This cannot continue, something will have to give. Probably me. This is unbearable. Since 10 am up till now 3.30 pm I have been CONTINUOUSLY ministering to her aches and pains, and NOTHING works, NOTHING. I gave her the allowed pain killers and they did nothing, I have even been humoring her about all sorts of ropes that she feels are tying her and hurting her. It kills me that she is in pain, but there is nothing more I can do and this is driving me crazy.
I am starting to resent the whole situation, I am getting very angry and unfortunately cannot vent this anger on the pain so am trying to control it. This isn’t working either. My teeth ache my jaws ache, I am clenching my teeth so hard I hear them creaking.
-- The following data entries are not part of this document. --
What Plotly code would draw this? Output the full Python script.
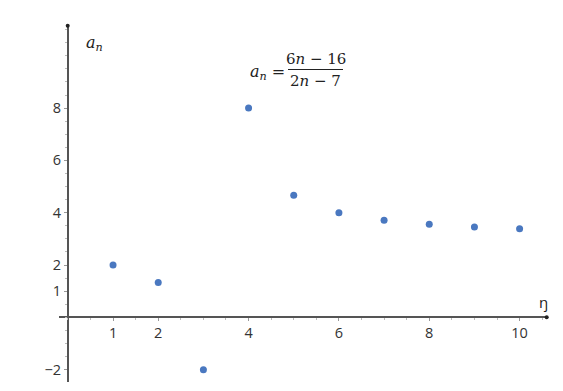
import plotly.graph_objects as go

n_vals = [1, 2, 3, 4, 5, 6, 7, 8, 9, 10]
a_vals = [2.0, 1.333, -2.0, 8.0, 4.667, 4.0, 3.714, 3.556, 3.455, 3.385]
x_tick_vals = [1, 2, 4, 6, 8, 10]
y_tick_vals = [-2, 1, 2, 4, 6, 8]

W, H = 563, 391
def px(x): return x / W
def py(y): return 1 - y / H

axis_color = "#555555"
tick_font = dict(family="Open Sans, Arial", size=14.5, color="#333333")

fig = go.Figure()
fig.add_trace(go.Scatter(
    x=n_vals, y=a_vals, mode="markers",
    marker=dict(color="#4a78c0", size=7),
    showlegend=False, hoverinfo="skip"))

fig.update_layout(
    width=W, height=H,
    margin=dict(l=0, r=0, t=0, b=0),
    plot_bgcolor="white", paper_bgcolor="white",
    xaxis=dict(
        domain=[px(59.3), px(546.7)], range=[-0.19, 10.6],
        anchor="free", position=py(317.3),
        showline=True, linecolor=axis_color, linewidth=1.5,
        showgrid=False, zeroline=False,
        tickmode="array", tickvals=x_tick_vals,
        ticks="outside", ticklen=3, tickcolor="#999999",
        minor=dict(dtick=0.5, tick0=0, ticks="outside", ticklen=2, tickcolor="#bbbbbb"),
        tickfont=tick_font, fixedrange=True),
    yaxis=dict(
        domain=[py(381.7), py(25.7)], range=[-2.46, 11.15],
        anchor="free", position=px(67.7),
        showline=True, linecolor=axis_color, linewidth=1.5,
        showgrid=False, zeroline=False,
        tickmode="array", tickvals=y_tick_vals,
        ticks="outside", ticklen=3, tickcolor="#999999",
        minor=dict(dtick=0.5, tick0=0, ticks="outside", ticklen=2, tickcolor="#bbbbbb"),
        tickfont=tick_font, fixedrange=True),
)

serif = "DejaVu Serif, Liberation Serif, serif"
ann = []
# axis labels
ann.append(dict(x=px(94), y=py(44), xref="paper", yref="paper", showarrow=False,
                text="<i>a</i><sub><i>n</i></sub>", font=dict(family=serif, size=16, color="#222"),
                xanchor="center", yanchor="middle"))
ann.append(dict(x=px(543), y=py(302), xref="paper", yref="paper", showarrow=False,
                text="ŋ", font=dict(family="Open Sans, Arial", size=15, color="#222"),
                xanchor="center", yanchor="middle"))
# formula
ann.append(dict(x=px(287), y=py(72), xref="paper", yref="paper", showarrow=False,
                text="<i>a</i><sub><i>n</i></sub> =", font=dict(family=serif, size=16, color="#222"),
                xanchor="right", yanchor="middle"))
ann.append(dict(x=px(315.5), y=py(59), xref="paper", yref="paper", showarrow=False,
                text="6<i>n</i> − 16", font=dict(family=serif, size=15, color="#222"),
                xanchor="center", yanchor="middle"))
ann.append(dict(x=px(315.5), y=py(81), xref="paper", yref="paper", showarrow=False,
                text="2<i>n</i> − 7", font=dict(family=serif, size=15, color="#222"),
                xanchor="center", yanchor="middle"))
fig.update_layout(annotations=ann)

shapes = [
    dict(type="line", xref="paper", yref="paper", x0=px(288), x1=px(343), y0=py(69.5), y1=py(69.5),
         line=dict(color="#222", width=1)),
    dict(type="circle", xref="paper", yref="paper", x0=px(65.7), x1=px(69.7), y0=py(23.7), y1=py(27.7),
         fillcolor="#222", line=dict(width=0)),
    dict(type="circle", xref="paper", yref="paper", x0=px(544.7), x1=px(548.7), y0=py(315.3), y1=py(319.3),
         fillcolor="#222", line=dict(width=0)),
]
fig.update_layout(shapes=shapes)

fig.write_html("out.html")
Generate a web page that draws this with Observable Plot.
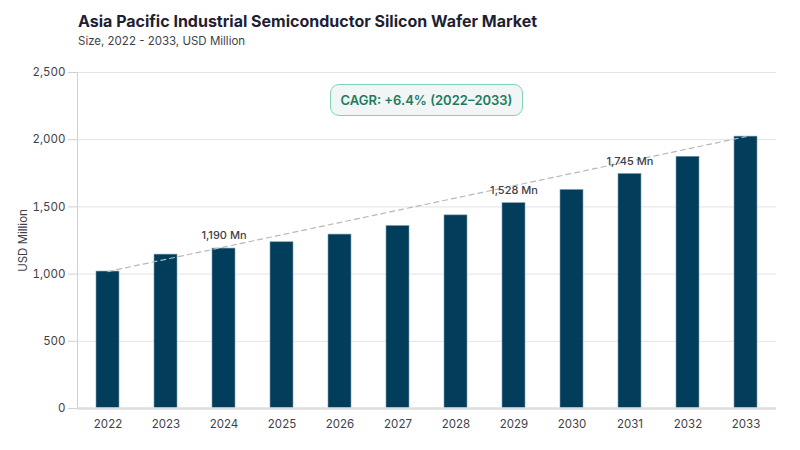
<!DOCTYPE html>
<html>
<head>
<meta charset="utf-8">
<script src="https://cdn.jsdelivr.net/npm/d3@7"></script>
<script src="https://cdn.jsdelivr.net/npm/@observablehq/plot@0.6"></script>
<style>
  html, body { margin: 0; padding: 0; background: #fff; }
  body { width: 800px; height: 450px; position: relative; overflow: hidden; font-family: Inter, "Noto Sans", sans-serif; }
  #head { height: 56px; box-sizing: border-box; padding-left: 78px; padding-top: 12px; }
  #title { font-size: 16px; font-weight: 700; color: #1e1f33; line-height: 19px; letter-spacing: 0px; }
  #subtitle { font-size: 11.5px; font-weight: 400; color: #3f3f4a; line-height: 16px; margin-top: 2px; }
  #cagr { position: absolute; left: 330px; top: 84px; width: 193px; height: 32px; box-sizing: border-box;
          border: 1.5px solid #7fd4bb; border-radius: 9px; background: #f1f5f5; color: #1f7a5f;
          font-size: 13px; font-weight: 600; display: flex; align-items: center; justify-content: center; }
</style>
</head>
<body>
<div id="head">
  <div id="title">Asia Pacific Industrial Semiconductor Silicon Wafer Market</div>
  <div id="subtitle">Size, 2022 - 2033, USD Million</div>
</div>
<div id="chart"></div>
<div id="cagr">CAGR: +6.4% (2022–2033)</div>
<script>
const years = ["2022","2023","2024","2025","2026","2027","2028","2029","2030","2031","2032","2033"];
const values = [1019, 1145, 1190, 1237, 1294, 1358, 1437, 1528, 1626, 1745, 1873, 2023];
const labeledYears = ["2024", "2029", "2031"];
const yTicks = [0, 500, 1000, 1500, 2000, 2500];

const data = years.map((y, i) => ({year: y, value: values[i]}));
const trend = [data[0], data[data.length - 1]];
const labeled = data.filter(d => labeledYears.includes(d.year));

const chart = Plot.plot({
  width: 800,
  height: 394,
  marginTop: 16,
  marginBottom: 42,
  marginLeft: 77,
  marginRight: 24,
  style: {fontFamily: "Inter, 'Noto Sans', sans-serif", fontSize: "11.5px", color: "#3f3f4a", background: "#fff"},
  x: {domain: years, paddingInner: 0.6, paddingOuter: 0.32},
  y: {domain: [0, 2500]},
  marks: [
    Plot.gridY(yTicks, {stroke: "#e4e4e4", strokeOpacity: 1, strokeWidth: 1}),
    Plot.frame({anchor: "left", stroke: "#d0d0d5"}),
    Plot.barY(data, {x: "year", y: "value", fill: "#023e5b", stroke: "#7e9fb1", strokeWidth: 0.6}),
    Plot.ruleY([0], {stroke: "#dcdce0", strokeWidth: 2.5}),
    Plot.line(trend, {x: "year", y: "value", stroke: "#b8b8b8", strokeWidth: 1.2, strokeDasharray: "5,4"}),
    Plot.text(labeled, {x: "year", y: "value", text: d => d3.format(",")(d.value) + " Mn", dy: -13, fill: "#3f3f4a", fontSize: 11, fontWeight: 500}),
    Plot.axisY({ticks: yTicks, tickFormat: d3.format(","), tickSize: 9, tickPadding: 3, stroke: "#cfcfd4", label: "USD Million", labelAnchor: "center", labelOffset: 59, labelArrow: "none", fill: "#3f3f4a", fontSize: 11.5}),
    Plot.axisX({tickSize: 0, tickPadding: 11, label: null, fill: "#3f3f4a", fontSize: 11.5})
  ]
});
document.getElementById("chart").appendChild(chart);
</script>
</body>
</html>
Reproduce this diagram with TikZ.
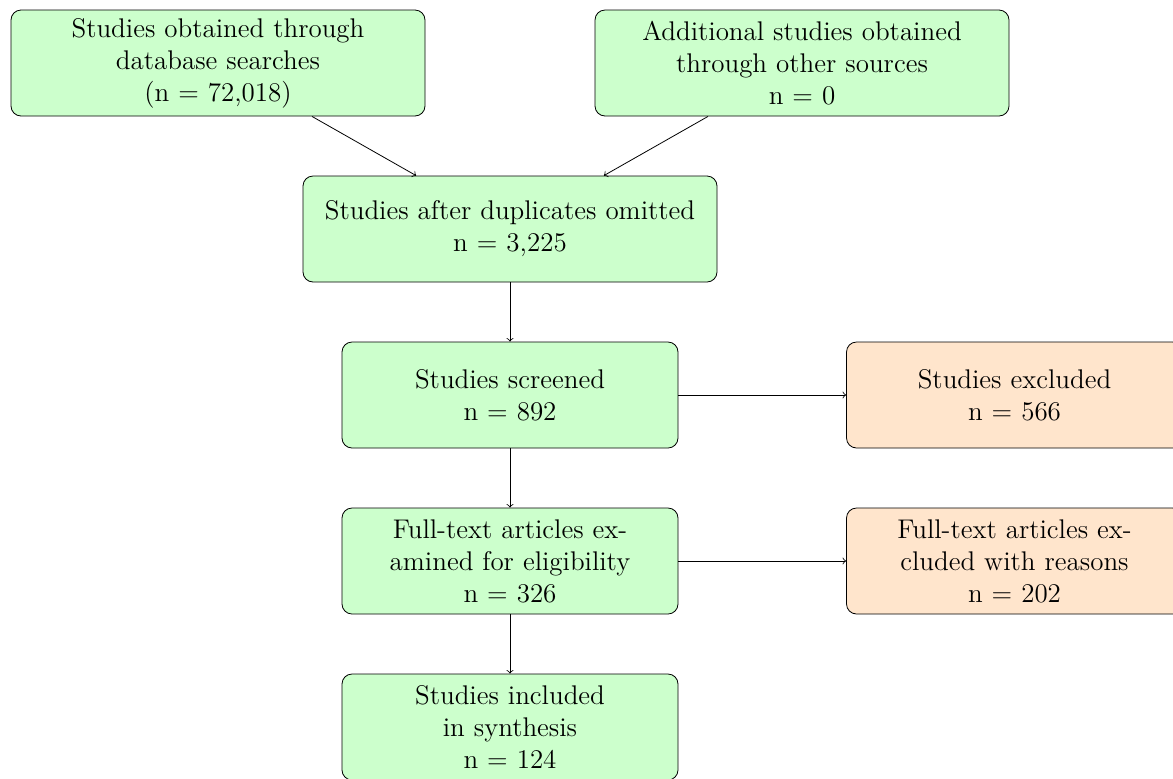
\documentclass[tikz,border=0pt]{standalone}
\usetikzlibrary{arrows}
\definecolor{boxgreen}{HTML}{CCFFCC}
\definecolor{boxorange}{HTML}{FFE5CC}
\tikzset{
  base/.style={draw=black, rounded corners=5pt, inner sep=0pt, align=center,
    minimum height=53pt, font=\fontsize{13.5}{16}\selectfont},
  widebox/.style={base, fill=boxgreen, text width=207pt},
  greenbox/.style={base, fill=boxgreen, text width=168pt},
  orangebox/.style={base, fill=boxorange, text width=168pt},
  link/.style={->, draw=black}
}
\begin{document}
\begin{tikzpicture}[x=0.5pt, y=-0.5pt]
\useasboundingbox (0,0) rectangle (1173,778);
\begin{scope}
\clip (0,0) rectangle (1173,778);
\node[widebox] (db) at (218,63) {Studies obtained through\\database searches\\(n = 72,018)};
\node[widebox] (other) at (802,63) {Additional studies obtained\\through other sources\\n = 0};
\node[widebox] (dup) at (510,229) {Studies after duplicates omitted\\n = 3,225};
\node[greenbox] (screen) at (510,395) {Studies screened\\n = 892};
\node[orangebox] (excl) at (1014.5,395) {Studies excluded\\n = 566};
\node[greenbox] (full) at (510,561) {Full-text articles ex-\\amined for eligibility\\n = 326};
\node[orangebox] (fullexcl) at (1014.5,561) {Full-text articles ex-\\cluded with reasons\\n = 202};
\node[greenbox] (incl) at (510,727) {Studies included\\in synthesis\\n = 124};
\draw[link] (db) -- (dup);
\draw[link] (other) -- (dup);
\draw[link] (dup) -- (screen);
\draw[link] (screen) -- (excl);
\draw[link] (screen) -- (full);
\draw[link] (full) -- (fullexcl);
\draw[link] (full) -- (incl);
\end{scope}
\end{tikzpicture}
\end{document}
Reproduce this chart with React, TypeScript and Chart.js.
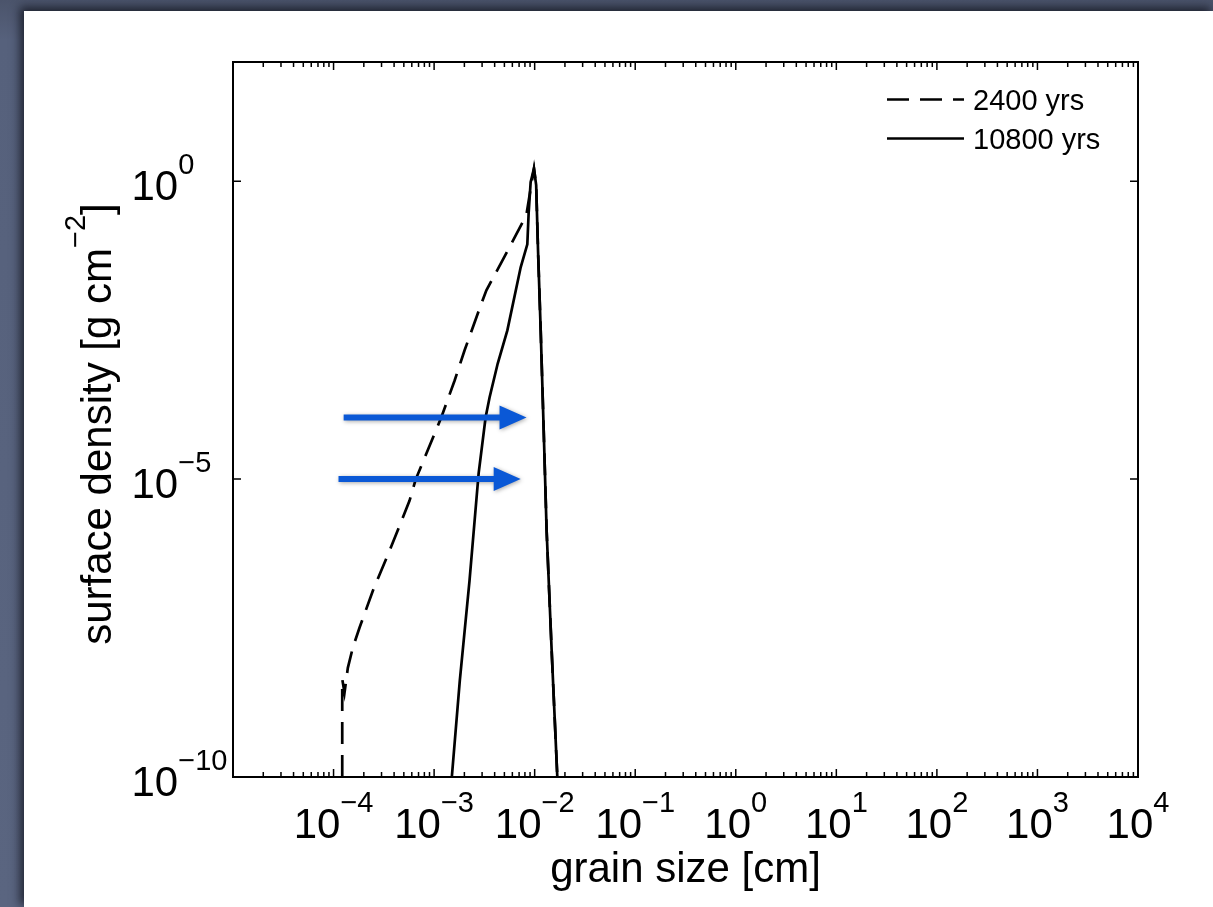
import React, { useEffect, useRef } from "react";
import { Chart, registerables } from "chart.js";

Chart.register(...registerables);

const FONT = '"Liberation Sans", Arial, Helvetica, sans-serif';

// Grain size grid [cm] and surface density [g cm^-2] at 2400 yrs
const earlySize = [
  1.22e-4, 1.22e-4, 1.285e-4, 1.387e-4, 1.556e-4, 1.815e-4, 2.46e-4, 3.61e-4,
  5.7e-4, 6.55e-4, 1.18e-3, 1.6e-3, 2.01e-3, 2.95e-3, 3.31e-3, 5.64e-3, 8.26e-3,
  9.84e-3, 1.035e-2, 1.08e-2, 1.148e-2, 1.23e-2, 1.315e-2, 1.476e-2, 1.68e-2,
];
const earlyDensity = [
  1e-10, 4.4e-9, 2.58e-9, 6.8e-9, 1.49e-8, 3.23e-8, 1.34e-7, 6.3e-7, 4.35e-6,
  9.8e-6, 1.09e-4, 4.52e-4, 1.45e-3, 8.8e-3, 1.47e-2, 7.87e-2, 0.268, 1.63,
  0.857, 6.92e-2, 3.13e-3, 6.53e-5, 1.36e-6, 1.31e-8, 1e-10,
];

// Grain size grid [cm] and surface density [g cm^-2] at 10800 yrs
const lateSize = [
  1.5e-3, 1.8e-3, 2.25e-3, 2.77e-3, 3.25e-3, 3.56e-3, 4.29e-3, 5.35e-3, 7.26e-3,
  8.45e-3, 8.71e-3, 9.12e-3, 9.84e-3, 1.035e-2, 1.08e-2, 1.148e-2, 1.23e-2,
  1.315e-2, 1.476e-2, 1.68e-2,
];
const lateDensity = [
  1e-10, 4.1e-9, 1.97e-7, 1.24e-5, 1.08e-4, 2.34e-4, 8.7e-4, 3.13e-3, 3.59e-2,
  8.73e-2, 0.29, 0.962, 1.63, 0.857, 6.92e-2, 3.13e-3, 6.53e-5, 1.36e-6,
  1.31e-8, 1e-10,
];

const seriesLabels = ["2400 yrs", "10800 yrs"];

// Labelled decades on each axis
const xTickExponents = [-4, -3, -2, -1, 0, 1, 2, 3, 4];
const yTickExponents = [0, -5, -10];

// Annotation arrows: level, tail and tip (data units)
const arrowLevel = [1.08e-4, 1.0e-5];
const arrowTail = [1.26e-4, 1.12e-4];
const arrowTip = [8.3e-3, 7.26e-3];

const X_MIN = 1e-5;
const X_MAX = 1e4;
const Y_MIN = 1e-10;
const Y_MAX = 1e2;

function toPoints(xs: number[], ys: number[]) {
  return xs.map((x, i) => ({ x, y: ys[i] }));
}

function powerWidth(ctx: CanvasRenderingContext2D, exp: string, base: number, sup: number) {
  ctx.font = `${base}px ${FONT}`;
  const wb = ctx.measureText("10").width;
  ctx.font = `${sup}px ${FONT}`;
  const we = ctx.measureText(exp).width;
  return { wb, we };
}

// "10" followed by a raised exponent, starting at (x, baseline)
function drawPower(
  ctx: CanvasRenderingContext2D,
  exp: string,
  x: number,
  baseline: number,
  base: number,
  sup: number,
  raise: number
) {
  const { wb } = powerWidth(ctx, exp, base, sup);
  ctx.font = `${base}px ${FONT}`;
  ctx.fillText("10", x, baseline);
  ctx.font = `${sup}px ${FONT}`;
  ctx.fillText(exp, x + wb, baseline - raise);
}

function expText(e: number) {
  return e < 0 ? "\u2212" + Math.abs(e) : String(e);
}

const axesPlugin = {
  id: "boxedLogAxes",
  beforeDatasetsDraw(chart: any) {
    const { ctx, chartArea: a, scales } = chart;
    const xs = scales.x;
    const ys = scales.y;
    ctx.save();
    ctx.strokeStyle = "#000";
    ctx.lineWidth = 1.5;
    ctx.beginPath();
    for (let d = -5; d <= 3; d++) {
      for (let m = 1; m <= 9; m++) {
        const px = xs.getPixelForValue(m * Math.pow(10, d));
        if (px < a.left + 0.5 || px > a.right - 0.5) continue;
        const len = m === 1 ? 8 : 5;
        ctx.moveTo(px, a.bottom);
        ctx.lineTo(px, a.bottom - len);
        ctx.moveTo(px, a.top);
        ctx.lineTo(px, a.top + len);
      }
    }
    for (const e of yTickExponents) {
      const py = ys.getPixelForValue(Math.pow(10, e));
      if (py > a.bottom - 0.5 || py < a.top + 0.5) continue;
      ctx.moveTo(a.left, py);
      ctx.lineTo(a.left + 8, py);
      ctx.moveTo(a.right, py);
      ctx.lineTo(a.right - 8, py);
    }
    ctx.stroke();
    ctx.lineWidth = 2;
    ctx.strokeRect(a.left, a.top, a.right - a.left, a.bottom - a.top);
    ctx.restore();
  },
  afterDatasetsDraw(chart: any) {
    const { ctx, scales } = chart;
    const xs = scales.x;
    const ys = scales.y;
    ctx.save();
    ctx.fillStyle = "#0a58d6";
    ctx.shadowColor = "rgba(0,0,0,0.35)";
    ctx.shadowBlur = 4;
    ctx.shadowOffsetX = 1;
    ctx.shadowOffsetY = 1;
    const headLen = 27;
    const headHalf = 12;
    const shaftHalf = 3;
    arrowLevel.forEach((lv, i) => {
      const py = ys.getPixelForValue(lv);
      const x0 = xs.getPixelForValue(arrowTail[i]);
      const x1 = xs.getPixelForValue(arrowTip[i]);
      ctx.beginPath();
      ctx.moveTo(x0, py - shaftHalf);
      ctx.lineTo(x1 - headLen, py - shaftHalf);
      ctx.lineTo(x1 - headLen, py - headHalf);
      ctx.lineTo(x1, py);
      ctx.lineTo(x1 - headLen, py + headHalf);
      ctx.lineTo(x1 - headLen, py + shaftHalf);
      ctx.lineTo(x0, py + shaftHalf);
      ctx.closePath();
      ctx.fill();
    });
    ctx.restore();
  },
  afterDraw(chart: any) {
    const { ctx, chartArea: a, scales } = chart;
    const xs = scales.x;
    const ys = scales.y;
    ctx.save();
    ctx.fillStyle = "#000";
    ctx.textBaseline = "alphabetic";
    ctx.textAlign = "left";

    // x tick labels, centred under each decade
    for (const e of xTickExponents) {
      const px = xs.getPixelForValue(Math.pow(10, e));
      const t = expText(e);
      const { wb, we } = powerWidth(ctx, t, 42, 29);
      drawPower(ctx, t, px - (wb + we) / 2, 838, 42, 29, 26);
    }

    // y tick labels
    for (const e of yTickExponents) {
      const py = ys.getPixelForValue(Math.pow(10, e));
      drawPower(ctx, expText(e), 131.5, py + 19, 42, 29, 26);
    }

    // axis titles
    ctx.font = `42px ${FONT}`;
    ctx.textAlign = "center";
    ctx.fillText("grain size [cm]", (a.left + a.right) / 2, 882);

    ctx.textAlign = "left";
    const main = "surface density [g cm";
    const sup = "\u22122";
    const tail = "]";
    ctx.font = `42px ${FONT}`;
    const w1 = ctx.measureText(main).width;
    const w3 = ctx.measureText(tail).width;
    ctx.font = `29px ${FONT}`;
    const w2 = ctx.measureText(sup).width;
    const total = w1 + w2 + w3;
    ctx.translate(111, 424);
    ctx.rotate(-Math.PI / 2);
    ctx.font = `42px ${FONT}`;
    ctx.fillText(main, -total / 2, 0);
    ctx.font = `29px ${FONT}`;
    ctx.fillText(sup, -total / 2 + w1, -26);
    ctx.font = `42px ${FONT}`;
    ctx.fillText(tail, -total / 2 + w1 + w2, 0);
    ctx.setTransform(1, 0, 0, 1, 0, 0);

    // legend
    chart.data.datasets.forEach((ds: any, i: number) => {
      const ly = 99.5 + i * 39;
      ctx.strokeStyle = ds.borderColor;
      ctx.lineWidth = ds.borderWidth;
      ctx.setLineDash(ds.borderDash || []);
      ctx.beginPath();
      ctx.moveTo(887, ly);
      ctx.lineTo(964, ly);
      ctx.stroke();
      ctx.setLineDash([]);
      ctx.font = `29px ${FONT}`;
      ctx.fillStyle = "#000";
      ctx.fillText(ds.label, 973, ly + 10);
    });
    ctx.restore();
  },
};

export default function App() {
  const canvasRef = useRef<HTMLCanvasElement | null>(null);

  useEffect(() => {
    const canvas = canvasRef.current;
    if (!canvas) return;
    const chart = new Chart(canvas, {
      type: "scatter",
      data: {
        datasets: [
          {
            label: seriesLabels[0],
            data: toPoints(earlySize, earlyDensity),
            showLine: true,
            borderColor: "#000",
            borderWidth: 2.7,
            borderDash: [22, 11],
            pointRadius: 0,
            tension: 0,
          },
          {
            label: seriesLabels[1],
            data: toPoints(lateSize, lateDensity),
            showLine: true,
            borderColor: "#000",
            borderWidth: 2.7,
            pointRadius: 0,
            tension: 0,
          },
        ],
      },
      options: {
        animation: false,
        responsive: false,
        devicePixelRatio: 1,
        layout: { padding: { left: 233, top: 62, right: 75, bottom: 130 } },
        plugins: {
          legend: { display: false },
          tooltip: { enabled: false },
          title: { display: false },
        },
        scales: {
          x: { type: "logarithmic", min: X_MIN, max: X_MAX, display: false },
          y: { type: "logarithmic", min: Y_MIN, max: Y_MAX, display: false },
        },
      },
      plugins: [axesPlugin],
    });
    return () => chart.destroy();
  }, []);

  return (
    <div
      style={{
        position: "fixed",
        inset: 0,
        background: "linear-gradient(180deg, #4b546b 0px, #56617c 40px, #5a6580 100%)",
        overflow: "hidden",
      }}
    >
      <div
        style={{
          position: "absolute",
          left: 24,
          top: 11,
          right: 0,
          bottom: 0,
          background: "#fff",
          boxShadow: "-3px -3px 9px 1px rgba(10,12,20,0.7)",
        }}
      />
      <canvas
        ref={canvasRef}
        width={1213}
        height={907}
        style={{ position: "absolute", left: 0, top: 0, width: 1213, height: 907 }}
      />
    </div>
  );
}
I am waiting for the herbal tranquilizer either Sunday or Monday, when my cousin could send it to me. Till then I hope to God I can hold on to my temper.
I am furious with the so called doctors who were supposed to have been treating her at the hospital. Those idiots, when suspecting cancer, why did they not suggest an MRI? Why immediately suggest a biopsy which is invasive and would have subjected her to no end of complications? Now there is no conclusive diagnosis of any malignancy, so the pertinent pain killers cannot be dispensed. What is this? Is this supposed to be medicine? Is this human care?
She is continuously complaining of some rough threads in her throat, and continuously trying to spit them out. After some time she starts gagging in an attempt to get rid of those “threads”. I tried giving her all kinds of liquids to sooth that feeling, cold and hot and warm and room temperature, smooth drinks and even granulated drinks, nothing helps. I tried yogurt, all kinds of soups, nothing. I’m at my wit’s end.
Finally, 4 pm. My shift is over and I can go have lunch. But cannot eat yet, my stomach has to settle first. Am sitting out on the balcony, as far away from her bedroom as possible so I don’t hear her gagging or her pain. Blissful, heavenly quiet. Very strange weather for mid February. It is actually warm, with a very slight breeze, just the rustling of the leaves. Heaven. A deep, deep breath. I want to savor every second of peace and quiet and very deeply resent any intrusion. I need the re-charging time. This is MY time, for ME. In all the 24 hours of the day, this is now time for me.
Have calmed down enough to be able to try my soup. Tasty, warm and smooth, it is soothing the knotted spasm of my throat and stomach. One spoonful at a time. I am trying to empty my mind of everything, of all my worries, all my stress, just listening to a pigeon cooing. There are a few very white, very high clouds in a light blue sky. The huge tree in front of me had shed all it’s green leaves and there are a few orange buds and one or two flowers out already. In a couple of weeks it will be covered with orange flowers, then these will fall and the green leaves will cover it till the end of November. Nature is so beautiful and so soothing, why must there be pain and ugliness? No. I will stay in the quiet, peaceful cocoon as long as I can.
Another salvation is following news on Facebook. Somehow I cannot watch TV anymore. With Facebook I can always shut it off in mid sentence then come back to it when I can, not so with TV. Chatting with friends on Facebook, when I can, is also a distraction. Telephone calls are a bit more stressful and sometimes come at the most inopportune times. Have now trained myself not to answer when the time is not right. Quite often it feels like claws pulling at me in different directions, so am now ignoring those that I can, to be able to give attention and care to the demands and needs of my Mom.
I have to find a solution to the problem now developing with the woman giving her care. My Mom has now become quite aggressive towards her, and the woman isn’t very bright and quite ignorant and cannot understand that it is her pain that makes her so aggressive. I keep explaining it to her and keep pacifying her, but I really don’t know how long that will last. If she leaves, I am done for. I simply cannot cope. I don’t have the physical strength to lift my Mom, and don’t have the spiritual, mental and emotional fortitude to stand the assault of those two diseases, Alzheimer’s and cancer.
God give me the strength to carry on, the wisdom to know how and the fortitude to withstand the pain, forgive her her trespasses and put Your heeling hand to her ailing mind and body, lift her mental and physical anguish and in Your kindness give her the peace which only You can give. Dear God, You are the only One who can see what is in each person’s heart, You are the only Judge, if we have sinned, by commission or omission, please forgive us, for not only is she going through the fires now, but so am I, so please forgive us and let Your peace descend upon us. Amen.